Mohammadi’s recognition comes after a year of huge upheaval in Iran, sparked by the death of Amini, which swelled into nationwide protests lasting months.
Reiss-Andersen described the unrest as “the largest political demonstrations against Iran’s theocratic regime since it came to power in 1979.”
They were met by a brutal government crackdown. “More than 500 demonstrators were killed. Thousands were injured, including many who were blinded by rubber bullets fired by the police. At least 20,000 people were arrested and held in custody,” Reiss-Andersen said.
Last month marked the one-year anniversary of Amini’s death. Video obtained by CNN showed further demonstrations throughout multiple cities in Iran, including capital Tehran, Mashad, Ahvaz, Lahijan, Arak and the Kurdish city of Senandaj.
Many of the protesters shouted “Woman, Life, Freedom,” and others chanted slogans against Iranian Supreme Leader Ali Khamenei.
The long road to the Nobel
Mohammadi, who studied for a degree in physics at Imam Khomeini International University in the 1990s, initially worked as an engineer, while writing columns for reformist Iranian newspapers, Berit Reiss-Andersen said at Friday’s news conference.
In 2003, she joined the Defenders of Human Rights Center in Iran, an organization founded by the Nobel Peace Prize laureate Shirin Ebadi.
Mohammadi was arrested for the first time in 2011 and convicted in part because of her membership of the Defenders of Human Rights Center. After being released on bail two years later, Mohammadi began to campaign against the use of the death penalty.

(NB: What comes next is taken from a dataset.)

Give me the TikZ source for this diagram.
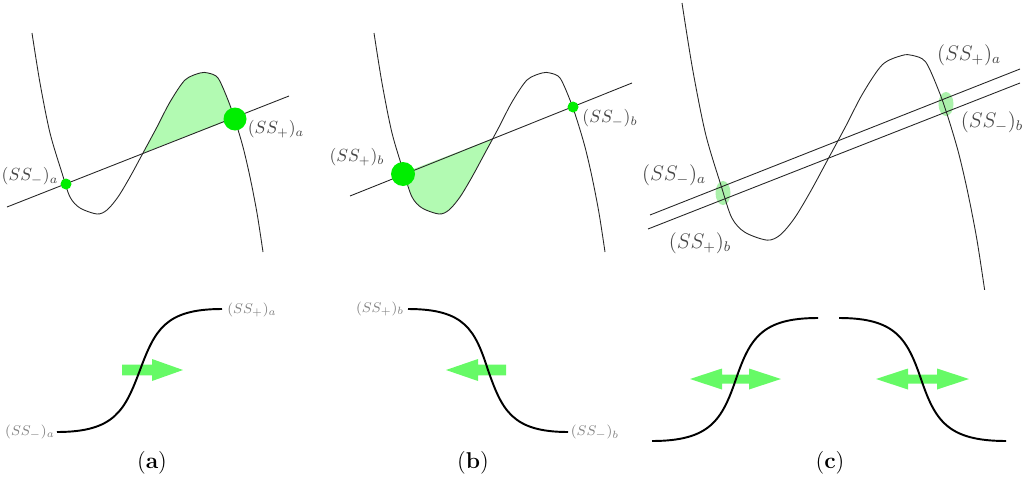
\documentclass[tikz,border=0pt]{standalone}
\usetikzlibrary{arrows.meta}
\definecolor{dotgreen}{RGB}{0,238,0}
\definecolor{fillgreen}{RGB}{178,250,178}
\definecolor{arrgreen}{RGB}{102,250,102}
\definecolor{ellgreen}{RGB}{150,238,150}
\definecolor{lblgray}{RGB}{70,70,70}
\definecolor{lightlbl}{RGB}{130,130,130}
\tikzset{
  thincurve/.style={line width=0.5pt, draw=black!85, line join=round},
  thickcurve/.style={line width=1.1pt, draw=black},
  toplbl/.style={text=lblgray, font=\fontsize{10}{12}\selectfont, inner sep=0pt},
  biglbl/.style={text=lblgray, font=\fontsize{12}{14}\selectfont, inner sep=0pt},
  botlbl/.style={text=lightlbl, font=\fontsize{8.5}{10}\selectfont, inner sep=0pt},
  caption/.style={font=\fontsize{13}{15}\selectfont, inner sep=0pt},
  greenarrow/.style={fill=arrgreen, draw=none}
}
\begin{document}
\begin{tikzpicture}[x=0.02cm, y=-0.02cm]
\useasboundingbox (0,0) rectangle (1024,480);

% ---------- panel (a) top ----------
\fill[fillgreen] plot[smooth] coordinates {(143,153) (157,127) (170,102) (185,80) (200,73) (208,73) (218,78) (228,100) (235,118)} -- cycle;
\draw[thincurve] plot[smooth] coordinates {(32,33) (40,83) (50,133) (62,173) (70,197) (80,208) (97,214) (107,210) (118,197) (130,177) (143,153) (157,127) (170,102) (185,80) (200,73) (208,73) (218,78) (228,100) (235,120) (243,147) (250,177) (257,213) (263,252)};
\draw[thincurve] (7,207) -- (289,96);
\fill[dotgreen] (66,184) circle (5.5);
\fill[dotgreen] (235,119) circle (11.5);
\node[toplbl] (la1) at (30,176) {$(SS_-)_a$};
\node[toplbl] (la2) at (276,129) {$(SS_+)_a$};

% ---------- panel (b) top ----------
\begin{scope}[shift={(342,0)}]
\fill[fillgreen] plot[smooth] coordinates {(61,173) (66,184) (70,197) (80,208) (97,214) (107,210) (118,197) (130,177) (143,153) (150,139)} -- cycle;
\draw[thincurve] plot[smooth] coordinates {(32,33) (40,83) (50,133) (62,173) (70,197) (80,208) (97,214) (107,210) (118,197) (130,177) (143,153) (157,127) (170,102) (185,80) (200,73) (208,73) (218,78) (228,100) (235,120) (243,147) (250,177) (257,213) (263,252)};
\draw[thincurve] (8,196) -- (290,83);
\end{scope}
\fill[dotgreen] (403,174) circle (12);
\fill[dotgreen] (573,107) circle (5.5);
\node[toplbl] (lb1) at (357,157) {$(SS_+)_b$};
\node[toplbl] (lb2) at (610,118) {$(SS_-)_b$};

% ---------- panel (c) top ----------
\fill[ellgreen, opacity=0.8] (723,193) ellipse (7.5 and 12);
\fill[ellgreen, opacity=0.8] (946,104) ellipse (7.5 and 12);
\begin{scope}[shift={(640.1,-40.2)}, scale=1.31]
\draw[thincurve] plot[smooth] coordinates {(32,33) (40,83) (50,133) (62,173) (70,197) (80,208) (97,214) (107,210) (118,197) (130,177) (143,153) (157,127) (170,102) (185,80) (200,73) (208,73) (218,78) (228,100) (235,120) (243,147) (250,177) (257,213) (263,252)};
\end{scope}
\draw[thincurve] (650,215) -- (1020,69);
\draw[thincurve] (648,229) -- (1020,83);
\node[biglbl] (lc1) at (674,175) {$(SS_-)_a$};
\node[biglbl] (lc2) at (700,243) {$(SS_+)_b$};
\node[biglbl] (lc3) at (969,55) {$(SS_+)_a$};
\node[biglbl] (lc4) at (992,122) {$(SS_-)_b$};

% ---------- bottom (a) ----------
\fill[greenarrow] (122,364.7) -- (152,364.7) -- (152,359) -- (183,370) -- (152,381) -- (152,375.3) -- (122,375.3) -- cycle;
\draw[thickcurve] (57,432) .. controls (115,432) and (125,410) .. (140,370) .. controls (155,330) and (165,309) .. (222,309);
\node[botlbl] (ba1) at (30,432) {$(SS_-)_a$};
\node[botlbl] (ba2) at (252,310) {$(SS_+)_a$};

% ---------- bottom (b) ----------
\fill[greenarrow] (506,364.7) -- (478,364.7) -- (478,359) -- (446,370) -- (478,381) -- (478,375.3) -- (506,375.3) -- cycle;
\draw[thickcurve] (408,309) .. controls (465,309) and (475,330) .. (488,370) .. controls (502,410) and (512,432) .. (568,432);
\node[botlbl] (bb1) at (380,309) {$(SS_+)_b$};
\node[botlbl] (bb2) at (595,432) {$(SS_-)_b$};

% ---------- bottom (c) ----------
\fill[greenarrow] (690,379) -- (722,368.5) -- (722,374.5) -- (749,374.5) -- (749,368.5) -- (781,379) -- (749,389.5) -- (749,383.5) -- (722,383.5) -- (722,389.5) -- cycle;
\fill[greenarrow] (876,379) -- (908,368.5) -- (908,374.5) -- (937,374.5) -- (937,368.5) -- (969,379) -- (937,389.5) -- (937,383.5) -- (908,383.5) -- (908,389.5) -- cycle;
\draw[thickcurve] (652,441) .. controls (710,441) and (722,420) .. (736,379) .. controls (750,338) and (762,318) .. (818,318);
\draw[thickcurve] (839,318) .. controls (895,318) and (907,338) .. (921,379) .. controls (935,420) and (947,441) .. (1006,441);

% ---------- captions ----------
\node[caption] (capa) at (152,463) {(\textbf{a})};
\node[caption] (capb) at (473,463) {(\textbf{b})};
\node[caption] (capc) at (830,463) {(\textbf{c})};
\end{tikzpicture}
\end{document}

“Iran has long been among the countries that execute the highest proportion of their inhabitants annually,” the committee acknowledged. Since January last year, more than 860 prisoners have been punished by death in the country.
For her activism against capital punishment, Mohammadi was arrested and sentenced again in 2015. But her activism continued from inside Evin Prison, as she began to oppose human rights abuses committed against political prisoners.
CNN reported last year on how Iran’s security forces used rape to quell the protests that broke out after the death of Amini.
With media access inside Iran severely constrained, CNN went to the region near Iraq’s border with Iran, interviewing eyewitnesses who had left the country and verifying accounts from survivors and sources both in and outside Iran, to corroborate several reports of sexual violence against protesters.
One Kurdish-Iranian woman, whom CNN is calling Hana for her safety, says she both witnessed and suffered sexual violence while detained. “There were girls who were sexually assaulted and then transferred to other cities,” she said.
Iranian officials did not respond to CNN’s request for comment on the alleged abuses.
‘Preconditions for lasting peace’
In awarding the prize to Mohammadi, the Nobel Committee said it also “recognizes the hundreds of thousands of people who in the preceding year have demonstrated against the theocratic regimes’ policies of discrimination and oppression targeting women.”
“Only by embracing equal rights for all can the world achieve the fraternity between nations that Alfred Nobel sought to promote,” Reiss-Andersen added.
“The award to Narges Mohammadi follows a long tradition in which the Norwegian Nobel Committee has awarded the Peace Prize to those working to advance social justice, human rights and democracy. These are important preconditions for lasting peace.”